LA STORIA FAMILIARE DEI VIDEOGIOCHI DI FANTONI PRENDE A VIAGGIARE SU DUE BINARI PARALLELI: DA UN LATO LA SUA VITA, SULL’ALTRO L’EVOLUZIONE DEL MEDIUM
ERAVAMO RAGAZZƏ, MA NON È UNA SCUSA
La parte più interessante dell’analisi di Fantoni, che riesce a decifrare dinamiche profonde pur rimanendo sempre piacevole grazie anche a un tono leggero e scanzonato un po’ come una canzone degli 883, è il riconoscimento di come l’ambiente dei videogiochi negli anni non sia stato davvero così accogliente per tuttə, e se non ce ne siamo mai accorti è perché non eravamo noi quellə esclusə.

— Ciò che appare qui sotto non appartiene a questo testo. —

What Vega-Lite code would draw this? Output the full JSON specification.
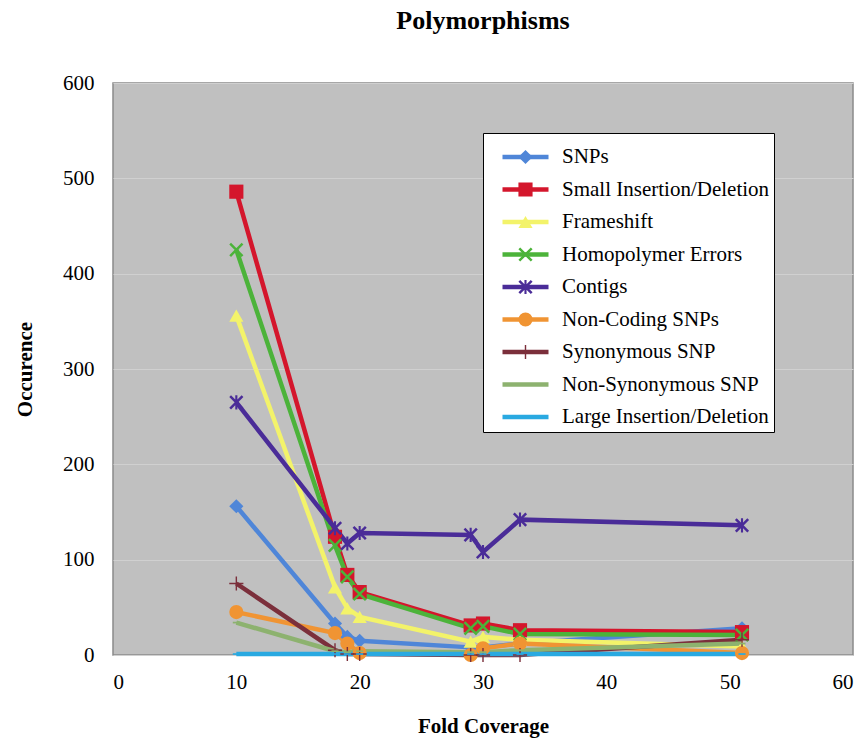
{
  "$schema": "https://vega.github.io/schema/vega-lite/v6.json",
  "width": 740,
  "height": 572,
  "autosize": "none",
  "padding": {"left": 113, "top": 83, "right": 12, "bottom": 84},
  "background": "white",
  "title": {"text": "Polymorphisms", "font": "Liberation Serif", "fontSize": 26, "fontWeight": "bold", "anchor": "middle", "offset": 38, "color": "black"},
  "config": {
    "view": {"fill": "#c0c0c0", "stroke": "#8a8a8a", "strokeWidth": 1.5},
    "axis": {"labelFont": "Liberation Serif", "labelFontSize": 21, "labelColor": "black", "titleFont": "Liberation Serif", "titleFontSize": 21, "titleFontWeight": "bold", "titleColor": "black", "ticks": false, "domain": false, "gridColor": "#d0d0d0", "gridWidth": 1}
  },
  "data": {"values": [
    {"series": "SNPs", "x": 10, "y": 156}, {"series": "SNPs", "x": 18, "y": 33}, {"series": "SNPs", "x": 19, "y": 19}, {"series": "SNPs", "x": 20, "y": 15}, {"series": "SNPs", "x": 29, "y": 8}, {"series": "SNPs", "x": 30, "y": 8}, {"series": "SNPs", "x": 33, "y": 12}, {"series": "SNPs", "x": 51, "y": 28},
    {"series": "Small Insertion/Deletion", "x": 10, "y": 486}, {"series": "Small Insertion/Deletion", "x": 18, "y": 124}, {"series": "Small Insertion/Deletion", "x": 19, "y": 84}, {"series": "Small Insertion/Deletion", "x": 20, "y": 66}, {"series": "Small Insertion/Deletion", "x": 29, "y": 31}, {"series": "Small Insertion/Deletion", "x": 30, "y": 33}, {"series": "Small Insertion/Deletion", "x": 33, "y": 26}, {"series": "Small Insertion/Deletion", "x": 51, "y": 24},
    {"series": "Frameshift", "x": 10, "y": 356}, {"series": "Frameshift", "x": 18, "y": 71}, {"series": "Frameshift", "x": 19, "y": 49}, {"series": "Frameshift", "x": 20, "y": 40}, {"series": "Frameshift", "x": 29, "y": 14}, {"series": "Frameshift", "x": 30, "y": 19}, {"series": "Frameshift", "x": 33, "y": 16}, {"series": "Frameshift", "x": 51, "y": 9},
    {"series": "Homopolymer Errors", "x": 10, "y": 425}, {"series": "Homopolymer Errors", "x": 18, "y": 115}, {"series": "Homopolymer Errors", "x": 19, "y": 82}, {"series": "Homopolymer Errors", "x": 20, "y": 64}, {"series": "Homopolymer Errors", "x": 29, "y": 28}, {"series": "Homopolymer Errors", "x": 30, "y": 30}, {"series": "Homopolymer Errors", "x": 33, "y": 22}, {"series": "Homopolymer Errors", "x": 51, "y": 21},
    {"series": "Contigs", "x": 10, "y": 265}, {"series": "Contigs", "x": 18, "y": 133}, {"series": "Contigs", "x": 19, "y": 117}, {"series": "Contigs", "x": 20, "y": 128}, {"series": "Contigs", "x": 29, "y": 126}, {"series": "Contigs", "x": 30, "y": 108}, {"series": "Contigs", "x": 33, "y": 142}, {"series": "Contigs", "x": 51, "y": 136},
    {"series": "Non-Coding SNPs", "x": 10, "y": 45}, {"series": "Non-Coding SNPs", "x": 18, "y": 23}, {"series": "Non-Coding SNPs", "x": 19, "y": 12}, {"series": "Non-Coding SNPs", "x": 20, "y": 2}, {"series": "Non-Coding SNPs", "x": 29, "y": 0}, {"series": "Non-Coding SNPs", "x": 30, "y": 7}, {"series": "Non-Coding SNPs", "x": 33, "y": 12}, {"series": "Non-Coding SNPs", "x": 51, "y": 2},
    {"series": "Synonymous SNP", "x": 10, "y": 75}, {"series": "Synonymous SNP", "x": 18, "y": 5}, {"series": "Synonymous SNP", "x": 19, "y": 1}, {"series": "Synonymous SNP", "x": 20, "y": 1}, {"series": "Synonymous SNP", "x": 29, "y": 0}, {"series": "Synonymous SNP", "x": 30, "y": 0}, {"series": "Synonymous SNP", "x": 33, "y": 0}, {"series": "Synonymous SNP", "x": 51, "y": 16},
    {"series": "Non-Synonymous SNP", "x": 10, "y": 34}, {"series": "Non-Synonymous SNP", "x": 18, "y": 4}, {"series": "Non-Synonymous SNP", "x": 19, "y": 3}, {"series": "Non-Synonymous SNP", "x": 20, "y": 4}, {"series": "Non-Synonymous SNP", "x": 29, "y": 3}, {"series": "Non-Synonymous SNP", "x": 30, "y": 3}, {"series": "Non-Synonymous SNP", "x": 33, "y": 5}, {"series": "Non-Synonymous SNP", "x": 51, "y": 12},
    {"series": "Large Insertion/Deletion", "x": 10, "y": 1}, {"series": "Large Insertion/Deletion", "x": 18, "y": 1}, {"series": "Large Insertion/Deletion", "x": 19, "y": 1}, {"series": "Large Insertion/Deletion", "x": 20, "y": 1}, {"series": "Large Insertion/Deletion", "x": 29, "y": 1}, {"series": "Large Insertion/Deletion", "x": 30, "y": 1}, {"series": "Large Insertion/Deletion", "x": 33, "y": 1}, {"series": "Large Insertion/Deletion", "x": 51, "y": 1}
  ]},
  "encoding": {
    "x": {"field": "x", "type": "quantitative", "scale": {"domain": [0, 60], "nice": false}, "axis": {"values": [0, 10, 20, 30, 40, 50, 60], "title": "Fold Coverage", "labelPadding": 16, "titlePadding": 23, "grid": false}},
    "y": {"field": "y", "type": "quantitative", "scale": {"domain": [0, 600], "nice": false}, "axis": {"values": [0, 100, 200, 300, 400, 500, 600], "title": "Occurence", "labelPadding": 19, "titlePadding": 27, "grid": true}}
  },
  "layer": [
    {
      "mark": {"type": "line", "strokeWidth": 4.5, "interpolate": "linear"},
      "encoding": {
        "stroke": {"field": "series", "type": "nominal",
          "scale": {"domain": ["SNPs", "Small Insertion/Deletion", "Frameshift", "Homopolymer Errors", "Contigs", "Non-Coding SNPs", "Synonymous SNP", "Non-Synonymous SNP", "Large Insertion/Deletion"],
                    "range": ["#4f86d8", "#d4162c", "#f3f36a", "#4cb33a", "#4a2c98", "#f09433", "#7b2f3b", "#8db26f", "#29a9e1"]},
          "legend": {"title": " ", "orient": "none", "legendX": 370, "legendY": 50, "fillColor": "white", "strokeColor": "black", "padding": 4, "titleFontSize": 5, "titlePadding": 4, "labelFont": "Liberation Serif", "labelFontSize": 21, "labelColor": "black", "labelLimit": 320, "symbolType": "stroke", "symbolSize": 2116, "symbolStrokeWidth": 4.5, "symbolOffset": 13, "labelOffset": 11, "clipHeight": 22, "rowPadding": 10.5}
        }
      }
    },
    {
      "mark": {"type": "point", "filled": true, "opacity": 1, "size": 200},
      "encoding": {
        "fill": {"field": "series", "type": "nominal",
          "scale": {"domain": ["SNPs", "Small Insertion/Deletion", "Frameshift", "Homopolymer Errors", "Contigs", "Non-Coding SNPs", "Synonymous SNP", "Non-Synonymous SNP", "Large Insertion/Deletion"],
                    "range": ["#4f86d8", "#d4162c", "#f3f36a", "#4cb33a", "#4a2c98", "#f09433", "#7b2f3b", "#8db26f", "#29a9e1"]},
          "legend": {"title": " ", "orient": "none", "legendX": 370, "legendY": 50, "padding": 4, "titleFontSize": 5, "titlePadding": 4, "labelFont": "Liberation Serif", "labelFontSize": 21, "labelExpr": "''", "symbolSize": 200, "symbolStrokeWidth": 0, "symbolOffset": 28, "labelOffset": 11, "clipHeight": 22, "rowPadding": 10.5}
        },
        "shape": {"field": "series", "type": "nominal",
          "scale": {"domain": ["SNPs", "Small Insertion/Deletion", "Frameshift", "Homopolymer Errors", "Contigs", "Non-Coding SNPs", "Synonymous SNP", "Non-Synonymous SNP", "Large Insertion/Deletion"],
                    "range": ["diamond", "square", "triangle-up", "M-0.75,-1L1,0.75L0.75,1L-1,-0.75Z M0.75,-1L1,-0.75L-0.75,1L-1,0.75Z", "M-0.75,-1L1,0.75L0.75,1L-1,-0.75Z M0.75,-1L1,-0.75L-0.75,1L-1,0.75Z M-0.15,-1H0.15V1H-0.15Z", "circle", "M-1,-0.1H1V0.1H-1Z M-0.1,-1H0.1V1H-0.1Z", "M-0.5,-0.12H0.5V0.12H-0.5Z", "M-0.5,-0.12H0.5V0.12H-0.5Z"]},
          "legend": {"title": " ", "orient": "none", "legendX": 370, "legendY": 50, "padding": 4, "titleFontSize": 5, "titlePadding": 4, "labelFont": "Liberation Serif", "labelFontSize": 21, "labelExpr": "''", "symbolSize": 200, "symbolStrokeWidth": 0, "symbolOffset": 28, "labelOffset": 11, "clipHeight": 22, "rowPadding": 10.5}
        }
      }
    }
  ],
  "resolve": {"legend": {"fill": "independent", "shape": "independent"}}
}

ALL’EPOCA NON POTEVAMO RENDERCI CONTO DI COME QUEL CLIMA GREZZO E MASCHILISTA CE LO SAREMMO PORTATI ADDOSSO ANNI DOPO

Di ragazzine non se ne trovavano molte in sala giochi, chissà come mai; forse perché usate come metro di paragone dell’incapacità?
Si tratta di un’eredità a cui tutti in qualche modo abbiamo contributo ed è notevole che Fantoni non si limiti a derubricare gli sbagli come peccati di gioventù, ma se ne assuma le responsabilità, riconoscendo gli errori (maturati certo in un’età e un tempo meno consapevole, a parziale discolpa di tutti noi) e impegnandosi oggi a mettere in campo comportamenti più attenti e inclusivi.
Nota finale: in questo articolo ho usato il fonema ə, introdotto dalla linguista Vera Gheno e utilizzato abitualmente nei libri editi da Effequ per indicare il genere neutro di sostantivi e aggettivi, rendendo in questo modo la nostra lingua più inclusiva. Io credo fermamente nel potere della parola di plasmare la realtà: ciò che diciamo e ciò che scriviamo influisce sul mondo che ci circonda. Non bastano le parole a cambiare il mondo, ma un piccolo pezzo di cambiamento lo si deve anche a loro. E di inclusività il nostro mondo (inteso come pianeta, ma anche semplicemente in relazione a tutto ciò che gira intorno ai videogiochi, nello specifico) ne ha indubbiamente bisogno.